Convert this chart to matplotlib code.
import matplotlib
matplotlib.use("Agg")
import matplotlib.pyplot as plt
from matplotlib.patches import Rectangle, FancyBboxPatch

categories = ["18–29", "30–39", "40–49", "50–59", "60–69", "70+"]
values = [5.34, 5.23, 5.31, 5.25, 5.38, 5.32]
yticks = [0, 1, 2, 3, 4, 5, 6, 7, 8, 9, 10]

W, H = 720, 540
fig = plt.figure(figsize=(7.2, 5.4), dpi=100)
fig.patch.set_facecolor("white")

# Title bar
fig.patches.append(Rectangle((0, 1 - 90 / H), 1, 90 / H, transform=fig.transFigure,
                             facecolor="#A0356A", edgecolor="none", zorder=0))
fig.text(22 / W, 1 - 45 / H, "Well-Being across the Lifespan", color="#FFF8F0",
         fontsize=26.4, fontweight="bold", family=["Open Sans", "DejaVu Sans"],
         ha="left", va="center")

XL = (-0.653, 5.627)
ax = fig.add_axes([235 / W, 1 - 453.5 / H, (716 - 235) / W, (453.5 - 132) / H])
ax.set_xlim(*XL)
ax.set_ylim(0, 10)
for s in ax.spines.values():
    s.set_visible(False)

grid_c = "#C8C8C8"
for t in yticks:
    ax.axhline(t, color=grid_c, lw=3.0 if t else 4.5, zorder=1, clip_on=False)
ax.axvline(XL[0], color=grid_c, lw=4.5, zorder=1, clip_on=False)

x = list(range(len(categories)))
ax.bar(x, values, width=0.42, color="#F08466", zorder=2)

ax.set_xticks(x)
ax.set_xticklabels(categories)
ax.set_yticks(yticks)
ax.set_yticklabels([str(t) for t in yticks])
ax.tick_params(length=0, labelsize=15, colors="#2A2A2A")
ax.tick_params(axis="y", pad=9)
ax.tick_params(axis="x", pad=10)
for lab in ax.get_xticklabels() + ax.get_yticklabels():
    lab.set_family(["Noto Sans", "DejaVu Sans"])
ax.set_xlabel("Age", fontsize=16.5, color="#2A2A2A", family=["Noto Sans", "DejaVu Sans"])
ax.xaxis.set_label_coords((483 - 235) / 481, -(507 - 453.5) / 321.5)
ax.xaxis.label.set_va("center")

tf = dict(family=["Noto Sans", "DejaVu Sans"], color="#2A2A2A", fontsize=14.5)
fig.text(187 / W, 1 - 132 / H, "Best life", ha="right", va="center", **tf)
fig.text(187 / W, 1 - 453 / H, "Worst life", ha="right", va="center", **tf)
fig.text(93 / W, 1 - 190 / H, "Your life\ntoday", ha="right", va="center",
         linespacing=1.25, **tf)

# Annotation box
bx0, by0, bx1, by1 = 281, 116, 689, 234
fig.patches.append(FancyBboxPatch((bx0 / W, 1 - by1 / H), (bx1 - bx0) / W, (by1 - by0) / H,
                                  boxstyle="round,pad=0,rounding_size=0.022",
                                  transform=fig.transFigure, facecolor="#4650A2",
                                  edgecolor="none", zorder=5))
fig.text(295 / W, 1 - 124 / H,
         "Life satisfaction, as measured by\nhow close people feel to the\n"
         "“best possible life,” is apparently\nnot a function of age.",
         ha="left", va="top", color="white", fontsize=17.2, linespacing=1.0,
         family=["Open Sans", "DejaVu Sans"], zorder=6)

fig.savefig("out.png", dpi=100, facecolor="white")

------------------------------------------------------------------------

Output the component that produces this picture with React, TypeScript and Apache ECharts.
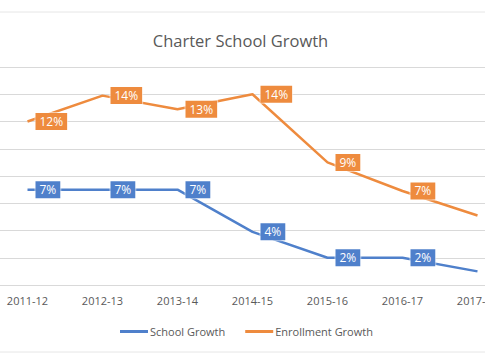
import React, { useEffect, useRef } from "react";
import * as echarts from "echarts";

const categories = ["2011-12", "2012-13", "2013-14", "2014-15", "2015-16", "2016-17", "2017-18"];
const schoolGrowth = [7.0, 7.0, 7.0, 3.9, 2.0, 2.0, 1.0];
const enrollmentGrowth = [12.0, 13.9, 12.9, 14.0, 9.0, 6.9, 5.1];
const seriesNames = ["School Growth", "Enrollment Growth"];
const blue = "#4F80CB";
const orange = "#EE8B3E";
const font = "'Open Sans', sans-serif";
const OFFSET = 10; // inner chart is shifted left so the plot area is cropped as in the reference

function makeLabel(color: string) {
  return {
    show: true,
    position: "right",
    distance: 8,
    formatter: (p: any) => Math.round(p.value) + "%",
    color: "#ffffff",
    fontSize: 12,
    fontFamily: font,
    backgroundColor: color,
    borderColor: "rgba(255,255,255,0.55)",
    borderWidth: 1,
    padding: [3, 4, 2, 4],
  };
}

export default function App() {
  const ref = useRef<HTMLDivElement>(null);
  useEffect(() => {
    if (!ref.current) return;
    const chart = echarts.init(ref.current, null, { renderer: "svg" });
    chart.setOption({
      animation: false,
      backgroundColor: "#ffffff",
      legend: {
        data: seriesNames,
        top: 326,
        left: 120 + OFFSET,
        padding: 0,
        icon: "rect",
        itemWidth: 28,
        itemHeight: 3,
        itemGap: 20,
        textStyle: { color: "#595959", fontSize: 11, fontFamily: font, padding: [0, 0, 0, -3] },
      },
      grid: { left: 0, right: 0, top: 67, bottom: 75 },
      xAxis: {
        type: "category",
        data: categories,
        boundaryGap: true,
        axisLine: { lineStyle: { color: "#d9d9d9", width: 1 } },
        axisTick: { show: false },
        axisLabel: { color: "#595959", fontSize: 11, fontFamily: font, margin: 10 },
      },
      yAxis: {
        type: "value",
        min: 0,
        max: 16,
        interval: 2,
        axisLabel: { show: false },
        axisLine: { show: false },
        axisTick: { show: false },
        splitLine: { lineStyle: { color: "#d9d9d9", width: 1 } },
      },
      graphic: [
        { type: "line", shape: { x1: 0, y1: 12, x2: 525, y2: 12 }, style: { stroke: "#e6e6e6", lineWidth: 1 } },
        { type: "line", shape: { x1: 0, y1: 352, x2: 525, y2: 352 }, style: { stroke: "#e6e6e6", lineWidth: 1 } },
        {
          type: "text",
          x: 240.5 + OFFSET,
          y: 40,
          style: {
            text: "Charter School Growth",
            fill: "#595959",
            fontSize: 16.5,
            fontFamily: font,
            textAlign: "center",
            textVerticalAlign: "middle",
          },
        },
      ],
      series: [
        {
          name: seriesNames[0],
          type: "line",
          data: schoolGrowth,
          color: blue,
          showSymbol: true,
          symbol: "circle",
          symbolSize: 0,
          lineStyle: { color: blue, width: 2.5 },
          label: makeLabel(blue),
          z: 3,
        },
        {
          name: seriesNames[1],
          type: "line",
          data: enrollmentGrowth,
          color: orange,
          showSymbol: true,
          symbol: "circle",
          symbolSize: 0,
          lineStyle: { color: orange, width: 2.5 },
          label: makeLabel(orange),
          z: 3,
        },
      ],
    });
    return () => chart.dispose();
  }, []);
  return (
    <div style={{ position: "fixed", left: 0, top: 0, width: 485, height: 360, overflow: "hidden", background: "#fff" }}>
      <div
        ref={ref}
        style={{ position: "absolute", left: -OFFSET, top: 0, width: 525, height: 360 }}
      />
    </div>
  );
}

------------------------------------------------------------------------

Exactly the lines from the one with "Output the component" through the one with "import * as" are to be reproduced, and no pictures with them.

Output the component that produces this picture with React, TypeScript and Apache ECharts.
import React, { useEffect, useRef } from "react";
import * as echarts from "echarts";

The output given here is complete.